■ EXERCISE BRIEF: Return all of the data exactly as written, without the pictures.
++++++++++++++++++++
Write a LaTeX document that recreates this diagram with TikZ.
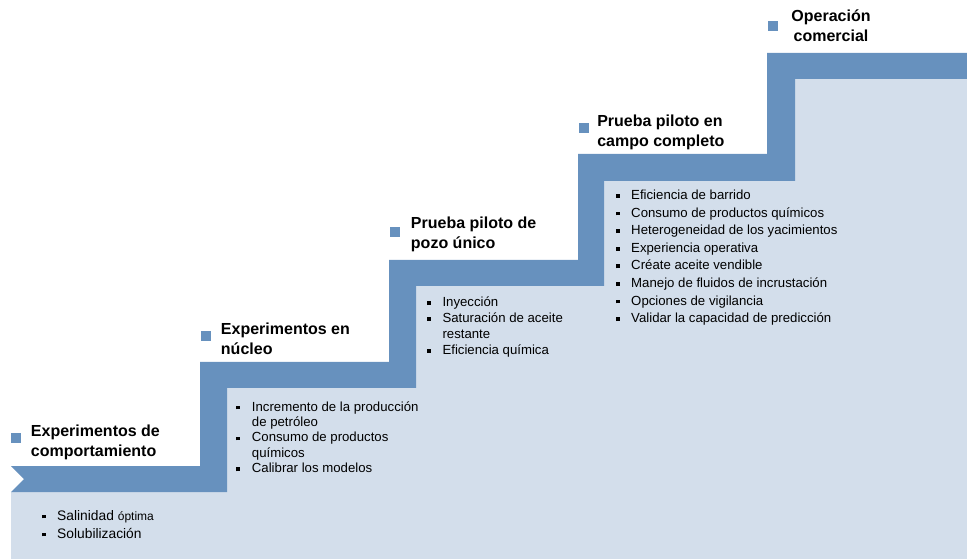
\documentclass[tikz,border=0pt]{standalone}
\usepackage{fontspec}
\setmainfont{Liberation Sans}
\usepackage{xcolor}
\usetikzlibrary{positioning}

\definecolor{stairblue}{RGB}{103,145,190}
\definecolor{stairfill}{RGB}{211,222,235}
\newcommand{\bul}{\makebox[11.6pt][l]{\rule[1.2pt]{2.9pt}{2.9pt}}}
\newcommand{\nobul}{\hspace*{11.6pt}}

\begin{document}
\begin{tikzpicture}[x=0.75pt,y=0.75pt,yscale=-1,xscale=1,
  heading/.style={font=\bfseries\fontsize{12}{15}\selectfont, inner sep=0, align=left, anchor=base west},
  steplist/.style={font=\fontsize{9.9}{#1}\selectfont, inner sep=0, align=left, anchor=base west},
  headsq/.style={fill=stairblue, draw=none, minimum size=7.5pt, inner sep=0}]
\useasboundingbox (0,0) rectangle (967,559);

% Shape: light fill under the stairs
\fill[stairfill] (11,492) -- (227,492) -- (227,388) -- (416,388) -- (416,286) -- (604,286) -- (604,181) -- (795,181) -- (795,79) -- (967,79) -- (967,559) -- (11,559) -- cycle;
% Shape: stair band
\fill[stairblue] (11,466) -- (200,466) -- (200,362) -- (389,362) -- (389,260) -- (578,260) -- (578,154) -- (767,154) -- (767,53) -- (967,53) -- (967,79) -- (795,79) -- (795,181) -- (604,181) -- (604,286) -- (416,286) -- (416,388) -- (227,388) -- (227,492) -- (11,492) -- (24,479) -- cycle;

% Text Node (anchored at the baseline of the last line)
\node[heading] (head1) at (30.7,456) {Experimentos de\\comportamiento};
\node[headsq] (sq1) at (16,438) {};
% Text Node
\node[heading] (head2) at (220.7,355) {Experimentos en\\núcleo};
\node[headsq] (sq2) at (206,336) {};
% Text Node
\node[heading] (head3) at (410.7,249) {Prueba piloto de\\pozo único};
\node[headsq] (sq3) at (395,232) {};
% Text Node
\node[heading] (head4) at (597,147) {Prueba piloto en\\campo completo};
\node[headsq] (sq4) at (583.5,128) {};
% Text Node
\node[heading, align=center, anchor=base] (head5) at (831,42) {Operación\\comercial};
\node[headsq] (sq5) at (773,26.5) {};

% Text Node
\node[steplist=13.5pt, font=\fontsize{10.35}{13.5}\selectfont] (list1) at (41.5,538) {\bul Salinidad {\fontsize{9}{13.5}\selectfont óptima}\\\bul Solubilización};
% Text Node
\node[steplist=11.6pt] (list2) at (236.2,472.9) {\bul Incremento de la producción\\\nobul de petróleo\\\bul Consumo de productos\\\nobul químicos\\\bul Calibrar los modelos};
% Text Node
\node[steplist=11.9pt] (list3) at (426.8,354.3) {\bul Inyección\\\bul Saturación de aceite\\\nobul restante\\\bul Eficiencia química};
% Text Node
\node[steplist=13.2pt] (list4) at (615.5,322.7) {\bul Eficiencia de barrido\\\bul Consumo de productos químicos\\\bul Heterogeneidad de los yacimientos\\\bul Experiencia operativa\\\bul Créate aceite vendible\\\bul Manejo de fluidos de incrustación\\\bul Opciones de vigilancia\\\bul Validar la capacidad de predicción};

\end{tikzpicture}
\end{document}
++++++++++++++++++++
■ EXERCISE RESULT:
Write a LaTeX document that recreates this diagram with TikZ.
\documentclass[tikz,border=0pt]{standalone}
\usepackage{fontspec}
\setmainfont{Liberation Sans}
\usepackage{xcolor}
\usetikzlibrary{positioning}

\definecolor{stairblue}{RGB}{103,145,190}
\definecolor{stairfill}{RGB}{211,222,235}
\newcommand{\bul}{\makebox[11.6pt][l]{\rule[1.2pt]{2.9pt}{2.9pt}}}
\newcommand{\nobul}{\hspace*{11.6pt}}

\begin{document}
\begin{tikzpicture}[x=0.75pt,y=0.75pt,yscale=-1,xscale=1,
  heading/.style={font=\bfseries\fontsize{12}{15}\selectfont, inner sep=0, align=left, anchor=base west},
  steplist/.style={font=\fontsize{9.9}{#1}\selectfont, inner sep=0, align=left, anchor=base west},
  headsq/.style={fill=stairblue, draw=none, minimum size=7.5pt, inner sep=0}]
\useasboundingbox (0,0) rectangle (967,559);

% Shape: light fill under the stairs
\fill[stairfill] (11,492) -- (227,492) -- (227,388) -- (416,388) -- (416,286) -- (604,286) -- (604,181) -- (795,181) -- (795,79) -- (967,79) -- (967,559) -- (11,559) -- cycle;
% Shape: stair band
\fill[stairblue] (11,466) -- (200,466) -- (200,362) -- (389,362) -- (389,260) -- (578,260) -- (578,154) -- (767,154) -- (767,53) -- (967,53) -- (967,79) -- (795,79) -- (795,181) -- (604,181) -- (604,286) -- (416,286) -- (416,388) -- (227,388) -- (227,492) -- (11,492) -- (24,479) -- cycle;

% Text Node (anchored at the baseline of the last line)
\node[heading] (head1) at (30.7,456) {Experimentos de\\comportamiento};
\node[headsq] (sq1) at (16,438) {};
% Text Node
\node[heading] (head2) at (220.7,355) {Experimentos en\\núcleo};
\node[headsq] (sq2) at (206,336) {};
% Text Node
\node[heading] (head3) at (410.7,249) {Prueba piloto de\\pozo único};
\node[headsq] (sq3) at (395,232) {};
% Text Node
\node[heading] (head4) at (597,147) {Prueba piloto en\\campo completo};
\node[headsq] (sq4) at (583.5,128) {};
% Text Node
\node[heading, align=center, anchor=base] (head5) at (831,42) {Operación\\comercial};
\node[headsq] (sq5) at (773,26.5) {};

% Text Node
\node[steplist=13.5pt, font=\fontsize{10.35}{13.5}\selectfont] (list1) at (41.5,538) {\bul Salinidad {\fontsize{9}{13.5}\selectfont óptima}\\\bul Solubilización};
% Text Node
\node[steplist=11.6pt] (list2) at (236.2,472.9) {\bul Incremento de la producción\\\nobul de petróleo\\\bul Consumo de productos\\\nobul químicos\\\bul Calibrar los modelos};
% Text Node
\node[steplist=11.9pt] (list3) at (426.8,354.3) {\bul Inyección\\\bul Saturación de aceite\\\nobul restante\\\bul Eficiencia química};
% Text Node
\node[steplist=13.2pt] (list4) at (615.5,322.7) {\bul Eficiencia de barrido\\\bul Consumo de productos químicos\\\bul Heterogeneidad de los yacimientos\\\bul Experiencia operativa\\\bul Créate aceite vendible\\\bul Manejo de fluidos de incrustación\\\bul Opciones de vigilancia\\\bul Validar la capacidad de predicción};

\end{tikzpicture}
\end{document}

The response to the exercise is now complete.